If this ruling requires or permits the governmental body to withhold all or some of the requested information, the requestor can appeal that decision by suing the governmental body. Id. § 552.321(a); Texas Department of Public Safety v. Gilbreath, 842 S.W.2d 408,411 (Tex. App.--Austin 1992, no writ).

Please remember that under the Act the release of information triggers certain procedures for costs and charges to the requestor. If records are released in compliance with this ruling, be sure that all charges for the information are at or below the legal amounts. Questions or complaints about over-charging must be directed to Hadassah Schloss at the Texas Building and Procurement Commission at 512/475-2497.

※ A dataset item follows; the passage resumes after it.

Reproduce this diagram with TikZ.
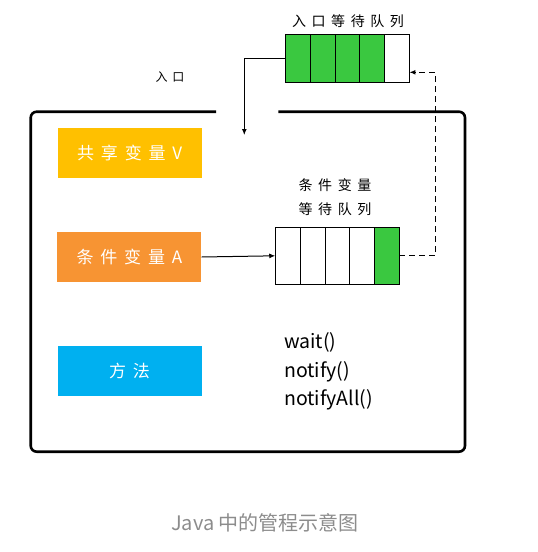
\documentclass[tikz,border=0pt]{standalone}
\usepackage{fontspec}
\setmainfont{Noto Sans CJK SC}
\newfontfamily\cjk[LetterSpace=40]{Noto Sans CJK SC}
\usetikzlibrary{arrows.meta}
\definecolor{qgreen}{RGB}{58,200,64}
\definecolor{varyellow}{RGB}{255,192,0}
\definecolor{varorange}{RGB}{247,148,51}
\definecolor{methblue}{RGB}{0,176,240}
\definecolor{capgray}{RGB}{140,140,140}
\tikzset{
  cell/.style={draw, line width=0.9pt, minimum width=24.66pt, inner sep=0pt},
  varbox/.style={minimum width=144pt, minimum height=50pt, inner sep=0pt, text=white, font=\cjk\fontsize{17}{20}\selectfont},
  lbl/.style={font=\cjk\fontsize{14}{24}\selectfont, align=center},
  arr/.style={-{Latex[length=6pt,width=5pt]}, line width=1pt}
}
\begin{document}
\begin{tikzpicture}[x=1pt,y=-1pt]
\useasboundingbox (0,0) rectangle (538,552);
% monitor
\draw[line width=2.6pt, rounded corners=6pt] (216,111.7) -- (30.7,111.7) -- (30.7,451.7) -- (465,451.7) -- (465,111.7) -- (278.3,111.7);
\node[lbl, font=\cjk\fontsize{12}{14}\selectfont] (in) at (170,77) {入口};

% entry queue
\node[lbl] (eqlbl) at (348,20.7) {入口等待队列};
\foreach \i/\c in {1/qgreen,2/qgreen,3/qgreen,4/qgreen,5/white}
  \node[cell, minimum height=48pt, fill=\c] (eq\i) at ({285.7+24.66*(\i-0.5)},58.3) {};
\coordinate (entry) at (244.3,135);
\draw[arr] (eq1.west) -| (entry);

% variables
\node[varbox, fill=varyellow] (varV) at (129.7,153.3) {共享变量V};
\node[varbox, fill=varorange] (varA) at (129.4,257) {条件变量A};
\node[varbox, fill=methblue] (meth) at (129.5,371.3) {方法};

% condition queue
\node[lbl] (cqlbl) at (335,197) {条件变量\\等待队列};
\foreach \i/\c in {1/white,2/white,3/white,4/white,5/qgreen}
  \node[cell, minimum height=56.3pt, fill=\c] (cq\i) at ({275.7+24.66*(\i-0.5)},255.8) {};
\draw[arr] (varA.east) -- (cq1.west);
\draw[arr, line width=1.2pt, dash pattern=on 6pt off 4pt] (cq5.east) -- ++(36,0) |- ([yshift=-14pt]eq5.east);

% methods
\node[anchor=west, align=left, inner sep=0pt, font=\fontsize{19.5}{28.5}\selectfont] (calls) at (284,371.7) {wait()\\notify()\\notifyAll()};

\node[text=capgray, font=\fontsize{20}{24}\selectfont] (cap) at (265,523) {Java 中的管程示意图};
\end{tikzpicture}
\end{document}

If the governmental body, the requestor, or any other person has questions or comments about this ruling, they may contact our office. We note that a third party may challenge this ruling by filing suit seeking to withhold information from a requestor. Gov't Code § 552.325. Although there is no statutory deadline for contacting us, the attorney general prefers to receive any comments within 10 calendar days of the date of this ruling.

Sincerely,

Jennifer E. Berry
Assistant Attorney General
Open Records Division
JEB/sdk
Ref: ID# 175776
Enc: Submitted documents

c: Ms. Hazel Bumpous
433 CR 4570
Winnsboro, Texas 75494
(w/o enclosures)


 

Footnotes

1. Tex. Occ. Code §§ 2301.001-.805.

2. The submitted documents contain information that may be confidential under section 552.130 of the Government Code. In this instance, the requestor has a special right of access under section 552.023 of the Government Code to her own information. We note, however, that should TxDOT receive another request for this same information from a person who would not have a special right of access to it, TxDOT should resubmit this same information and request another ruling.